Anti-Haitianism is pushed by the DR’s political right, which has grown in force in recent years as the country’s economy has liberalized, good jobs with decent wages have disappeared, and informal, migrant labor has grown. Jonathan Katz, in The New York Times Magazine, quotes Vinicio Castillo Semán, “a congressman from the ultra-right-wing National Progressive Force” as blaming DR’s “poverty on a ‘massive and uncontrolled Haitian invasion,’ supported by a Dominican ‘fifth column’ and bent on taking over the country.” Meanwhile, Katz writes that the DR’s conservative president, Danilo Medina, “who is up for re-election in 2016, has to walk his own fine line: appearing tough enough to appease right-wing critics in his government without going further than his backers in Washington and Brussels will allow.”

And Anne Eller, an historian at Yale University, writes that the conventional wisdom that anti-Haitian sentiment in the DR can be traced back to Haiti’s 1822 occupation of the island is an “abject falsehood,” used as a highly politicized “historical memory” by those who want to preempt possible Haitian-DR working-class solidarity:

Unification between the two countries [in 1822] came at the invitation of numerous Dominican towns.

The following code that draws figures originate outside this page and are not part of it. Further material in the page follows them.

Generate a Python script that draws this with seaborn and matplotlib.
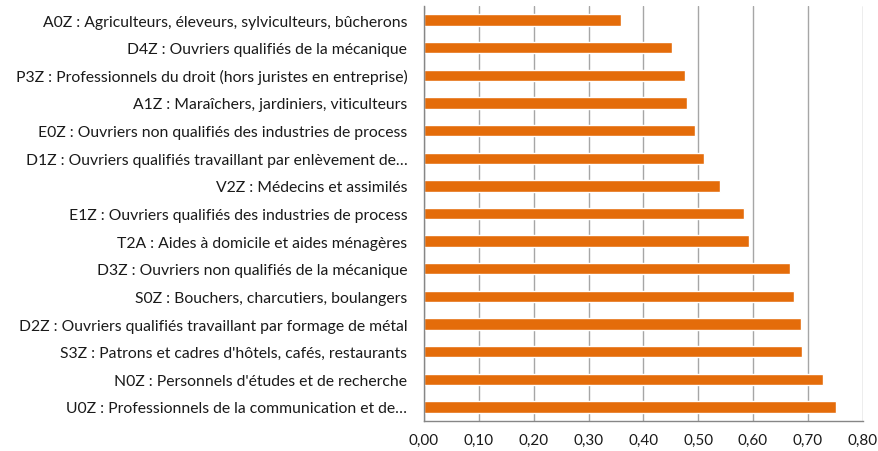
import numpy as np
import pandas as pd
import matplotlib
matplotlib.use("Agg")
import matplotlib.pyplot as plt
from matplotlib.ticker import FuncFormatter, FixedLocator
import seaborn as sns

# categories, top to bottom as they appear on the chart
categories = [
    "A0Z : Agriculteurs, éleveurs, sylviculteurs, bûcherons",
    "D4Z : Ouvriers qualifiés de la mécanique",
    "P3Z : Professionnels du droit (hors juristes en entreprise)",
    "A1Z : Maraîchers, jardiniers, viticulteurs",
    "E0Z : Ouvriers non qualifiés des industries de process",
    "D1Z : Ouvriers qualifiés travaillant par enlèvement de…",
    "V2Z : Médecins et assimilés",
    "E1Z : Ouvriers qualifiés des industries de process",
    "T2A : Aides à domicile et aides ménagères",
    "D3Z : Ouvriers non qualifiés de la mécanique",
    "S0Z : Bouchers, charcutiers, boulangers",
    "D2Z : Ouvriers qualifiés travaillant par formage de métal",
    "S3Z : Patrons et cadres d'hôtels, cafés, restaurants",
    "N0Z : Personnels d'études et de recherche",
    "U0Z : Professionnels de la communication et de…",
]
values = [0.360, 0.453, 0.476, 0.479, 0.494, 0.511, 0.539, 0.584,
          0.593, 0.667, 0.674, 0.688, 0.690, 0.727, 0.752]
x_ticks = [0.0, 0.1, 0.2, 0.3, 0.4, 0.5, 0.6, 0.7, 0.8]

df = pd.DataFrame({"metier": categories, "valeur": values})

sns.set_style("white")
plt.rcParams["font.family"] = ["Lato", "DejaVu Sans"]

fig = plt.figure(figsize=(8.79, 4.52), dpi=100)
ax = fig.add_axes([0.4824, 0.067, 0.4990, 0.917])

sns.barplot(data=df, x="valeur", y="metier", orient="h", color="#E46C0A",
            saturation=1, width=0.41, ax=ax)

ax.set_xlim(0, 0.8)
ax.set_ylim(len(categories) - 0.5, -0.5)
ax.xaxis.set_major_locator(FixedLocator(x_ticks))
ax.xaxis.set_major_formatter(FuncFormatter(lambda v, p: f"{v:.2f}".replace(".", ",")))
ax.set_xlabel("")
ax.set_ylabel("")

# grid lines and axes in Excel-like grey
ax.set_axisbelow(True)
ax.grid(axis="x", color="#A6A6A6", linewidth=1.0)
ax.grid(axis="y", visible=False)
for side in ["top", "right"]:
    ax.spines[side].set_visible(False)
for side in ["left", "bottom"]:
    ax.spines[side].set_color("#868686")
    ax.spines[side].set_linewidth(1.0)

# y ticks at category boundaries, labels centred on bars
ax.set_yticks(np.arange(-0.5, len(categories), 1.0), minor=True)
ax.tick_params(axis="y", which="major", length=0, pad=12, labelsize=11.3, labelcolor="#1a1a1a")
ax.tick_params(axis="y", which="minor", length=5, color="#868686", direction="out")
ax.tick_params(axis="x", which="major", length=5, color="#868686", direction="out",
               labelsize=11, labelcolor="#1a1a1a", pad=4)

plt.savefig("out.png", dpi=100)
plt.close()
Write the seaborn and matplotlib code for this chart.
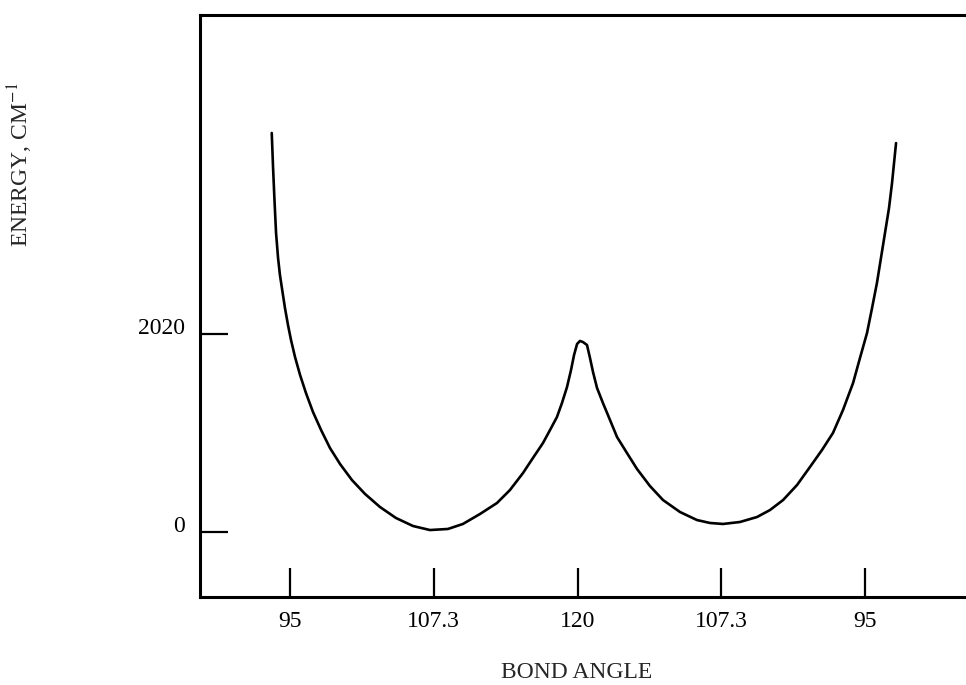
import numpy as np
import pandas as pd
import matplotlib
matplotlib.use("Agg")
import matplotlib.pyplot as plt
import seaborn as sns

# reaction coordinate positions (0..4 = the five labelled bond angles)
tick_pos = [0, 1, 2, 3, 4]
tick_labels = ["95", "107.3", "120", "107.3", "95"]
energy_ticks = [0, 2020]

# curve
coord = [-0.127, -0.118, -0.108, -0.097, -0.083, -0.070, -0.052, -0.035,
         -0.014, 0.007, 0.035, 0.070, 0.111, 0.160, 0.216, 0.278, 0.348,
         0.431, 0.522, 0.626, 0.737, 0.856, 0.974, 1.099, 1.203, 1.322,
         1.440, 1.530, 1.621, 1.690, 1.760, 1.809, 1.857, 1.892, 1.927,
         1.955, 1.976, 1.997, 2.017, 2.038, 2.066, 2.087, 2.108, 2.136,
         2.177, 2.226, 2.275, 2.344, 2.414, 2.504, 2.595, 2.713, 2.831,
         2.922, 3.012, 3.130, 3.249, 3.339, 3.430, 3.527, 3.617, 3.701,
         3.777, 3.847, 3.917, 3.965, 4.014, 4.049, 4.083, 4.111, 4.139,
         4.167, 4.188, 4.202, 4.216]
energy = [4071, 3724, 3387, 3050, 2795, 2622, 2448, 2285,
          2112, 1959, 1785, 1602, 1418, 1224, 1041, 857, 694,
          530, 388, 255, 143, 61, 20, 31, 82, 184,
          296, 428, 602, 755, 908, 1041, 1173, 1316, 1479,
          1653, 1806, 1918, 1949, 1938, 1908, 1775, 1632, 1469,
          1316, 1143, 969, 806, 643, 469, 326, 204, 122,
          92, 82, 102, 153, 224, 326, 479, 663, 837,
          1010, 1245, 1520, 1775, 2030, 2285, 2540, 2795, 3050,
          3305, 3560, 3765, 3968]

df = pd.DataFrame({"coord": coord, "energy": energy})

sns.set_theme(style="ticks")
plt.rcParams["font.family"] = ["Liberation Serif", "DejaVu Serif"]
plt.rcParams["mathtext.fontset"] = "stix"

fig = plt.figure(figsize=(9.66, 6.85), dpi=100)
ax = fig.add_axes([200 / 966, 88 / 685, 1 - 200 / 966, (597 - 15) / 685])

sns.lineplot(data=df, x="coord", y="energy", sort=False, estimator=None,
             color="black", linewidth=1.9, ax=ax)

ax.set_xlim((200 - 290) / 143.75, (966 - 290) / 143.75)
ax.set_ylim(-65 * 2020 / 198, 517 * 2020 / 198)

ax.set_xticks(tick_pos)
ax.set_xticklabels(tick_labels)
ax.set_yticks(energy_ticks)
ax.set_yticklabels([str(v) for v in energy_ticks])

ax.tick_params(axis="x", direction="in", length=21, width=1.6, pad=10,
               labelsize=17, colors="black")
ax.tick_params(axis="y", direction="in", length=20, width=1.6, pad=11,
               labelsize=17, colors="black")
for lab in ax.get_yticklabels():
    lab.set_verticalalignment("baseline")

for side in ["left", "top", "bottom"]:
    ax.spines[side].set_linewidth(2.2)
    ax.spines[side].set_color("black")
ax.spines["right"].set_visible(False)

ax.set_xlabel("")
ax.set_ylabel("")
fig.text(577 / 966, 1 - 672 / 685, "BOND ANGLE", ha="center", va="center",
         fontsize=17)
fig.text(20 / 966, 1 - 165 / 685, "ENERGY, CM$^{-1}$", ha="center",
         va="center", rotation=90, fontsize=17)

fig.savefig("out.png", dpi=100, facecolor="white")
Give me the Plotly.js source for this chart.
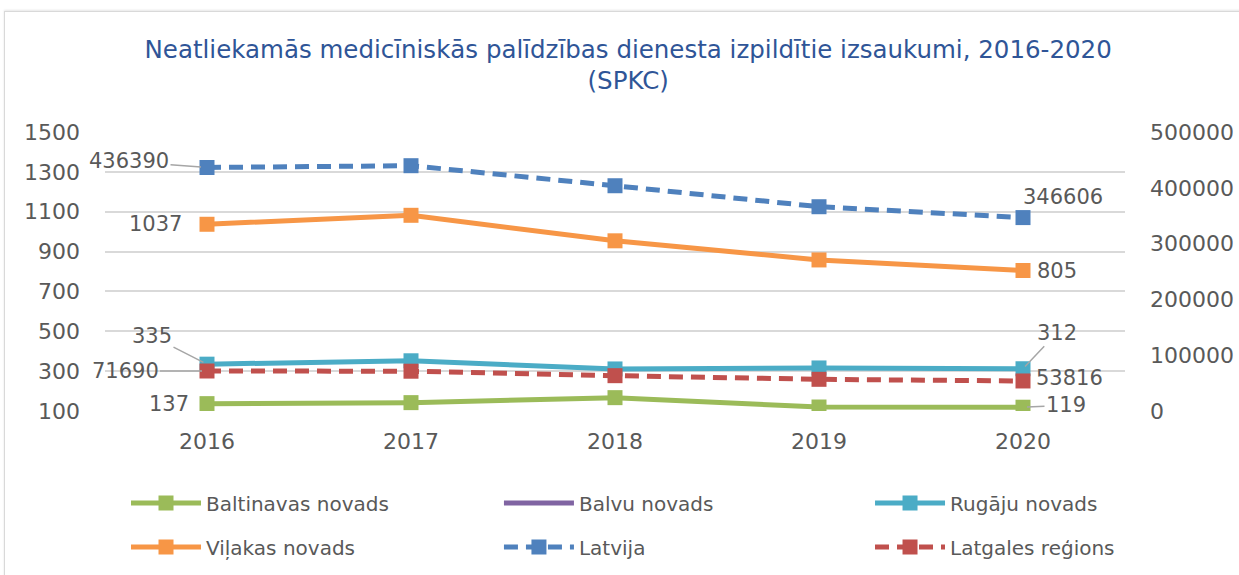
<!DOCTYPE html>
<html>
<head>
<meta charset="utf-8">
<script src="https://cdn.plot.ly/plotly-3.0.1.min.js"></script>
<style>
html,body{margin:0;padding:0;background:#fff;}
#wrap{position:relative;width:1239px;height:575px;overflow:hidden;}
#frame{position:absolute;left:4px;top:11px;width:1240px;height:570px;border:1px solid #d9d9d9;box-shadow:0 -1px 2px #e6e6e6;}
#chart{position:absolute;left:0;top:0;width:1239px;height:575px;}
</style>
</head>
<body>
<div id="wrap"><div id="frame"></div><div id="chart"></div></div>
<script>
const years = [2016, 2017, 2018, 2019, 2020];
const baltinavas = [137, 142, 167, 120, 119];
const balvu = [null, null, null, null, null];
const rugaju = [335, 352, 311, 316, 312];
const vilakas = [1037, 1082, 954, 858, 805];
const latvija = [436390, 439600, 403700, 366100, 346606];
const latgales = [71690, 71300, 63300, 56800, 53816];
const names = ['Baltinavas novads','Balvu novads','Rugāju novads','Viļakas novads','Latvija','Latgales reģions'];
const colors = ['#9BBB59','#8064A2','#4BACC6','#F79646','#4F81BD','#C0504D'];

const grey = '#595959';
const fontFam = 'DejaVu Sans, Noto Sans, sans-serif';
const legIds = ['legend','legend2','legend3','legend4','legend5','legend6'];

function tr(y, i, axis, dashed){
  return {
    x: years, y: y, name: names[i], type: 'scatter', mode: (i===1?'lines':'lines+markers'),
    yaxis: axis, legend: legIds[i],
    line: {color: colors[i], width: 5, dash: dashed ? '14px,8px' : 'solid'},
    marker: {symbol: 'square', size: 15, color: colors[i]},
    connectgaps: false
  };
}
const data = [
  tr(baltinavas,0,'y',false),
  tr(balvu,1,'y',false),
  tr(rugaju,2,'y',false),
  tr(vilakas,3,'y',false),
  tr(latvija,4,'y2',true),
  tr(latgales,5,'y2',true)
];

const af = {family: fontFam, size: 21, color: grey};
function lab(x, y, yref, opt){
  return Object.assign({x: x, y: y, xref: 'x', yref: yref, text: String(y), font: af,
    showarrow: false, arrowhead: 0, arrowwidth: 1.5, arrowcolor: '#a6a6a6'}, opt);
}
const annotations = [
  lab(years[0], latvija[0], 'y2', {showarrow: true, ax: -78, ay: -6, standoff: 6}),
  lab(years[4], latvija[4], 'y2', {xshift: 40, yshift: 21}),
  lab(years[0], vilakas[0], 'y', {xshift: -52}),
  lab(years[4], vilakas[4], 'y', {xshift: 34}),
  lab(years[0], rugaju[0], 'y', {showarrow: true, ax: -55, ay: -28, standoff: 4}),
  lab(years[4], rugaju[4], 'y', {showarrow: true, ax: 34, ay: -36, standoff: 3}),
  lab(years[0], latgales[0], 'y2', {showarrow: true, ax: -82, ay: 0, standoff: 5}),
  lab(years[4], latgales[4], 'y2', {xshift: 46, yshift: 3}),
  lab(years[0], baltinavas[0], 'y', {xshift: -38}),
  lab(years[4], baltinavas[4], 'y', {showarrow: true, ax: 43, ay: -2, standoff: 4})
];

const legX = [0.1017, 0.4027, 0.7022];
const legY = [0.1252, 0.0487];
function leg(k){
  return {orientation: 'h', xref: 'container', yref: 'container',
    x: legX[k % 3], xanchor: 'left', y: legY[Math.floor(k / 3)], yanchor: 'middle',
    itemwidth: 70, bgcolor: 'rgba(0,0,0,0)',
    font: {family: fontFam, size: 20, color: grey}};
}

const layout = {
  width: 1239, height: 575,
  paper_bgcolor: 'rgba(0,0,0,0)', plot_bgcolor: 'rgba(0,0,0,0)',
  margin: {l: 105, r: 114, t: 132, b: 164},
  font: {family: fontFam, color: grey},
  title: {text: 'Neatliekamās medicīniskās palīdzības dienesta izpildītie izsaukumi, 2016-2020<br>(SPKC)',
    font: {family: fontFam, size: 24.5, color: '#2F5597'}, x: 0.507, xanchor: 'center', y: 0.9, yanchor: 'top'},
  xaxis: {range: [2015.5, 2020.5], dtick: 1, tick0: 2016, showgrid: false, zeroline: false, showline: false, ticks: '',
    tickfont: {size: 22, color: grey}, ticklabelstandoff: 15, tickformat: 'd'},
  yaxis: {range: [100, 1500], dtick: 200, tick0: 100, showgrid: true, gridcolor: '#d9d9d9', gridwidth: 2,
    zeroline: false, showline: false, ticks: '', tickfont: {size: 22, color: grey}, ticklabelstandoff: 24},
  yaxis2: {range: [0, 500000], dtick: 100000, overlaying: 'y', side: 'right', showgrid: false,
    zeroline: false, showline: false, ticks: '', tickformat: 'd', tickfont: {size: 22, color: grey}, ticklabelstandoff: 24},
  showlegend: true,
  annotations: annotations
};
legIds.forEach(function(id, k){ layout[id] = leg(k); });
Plotly.newPlot('chart', data, layout, {displayModeBar: false, staticPlot: true});
</script>
</body>
</html>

It brought the end of slavery. All of the citizens of the island enjoyed and defended their independence for decades and decades, long after the countries formally split, as their nearby neighbors remained colonized (and hundreds of thousands, still enslaved). They did so, precisely, together. These facts were as immediately obvious to elite commentators seeking separation as they were to the great majority of the island’s residents, who manifested profound and dynamic interconnection. Decades after unification ended, Dominican-Haitian collaborators helped to win Dominican independence, for a second time, in 1865. The Dominican constitution changed that same year to jus soli citizenship; a handful of reformers called for dual citizenship across the island.

It took concerted ideological work, backed up by bloody, racist repression, by Dominican elites to first bury this history, and then distort it: “Xenophobic, racist, and hostile voices on and off the island” transformed a popular act of transnational solidarity into an “invasion.” Racism in the DR is no more timeless or cultural than it is in the United States: It has a past, but what keeps it up-to-date are present politics and economics.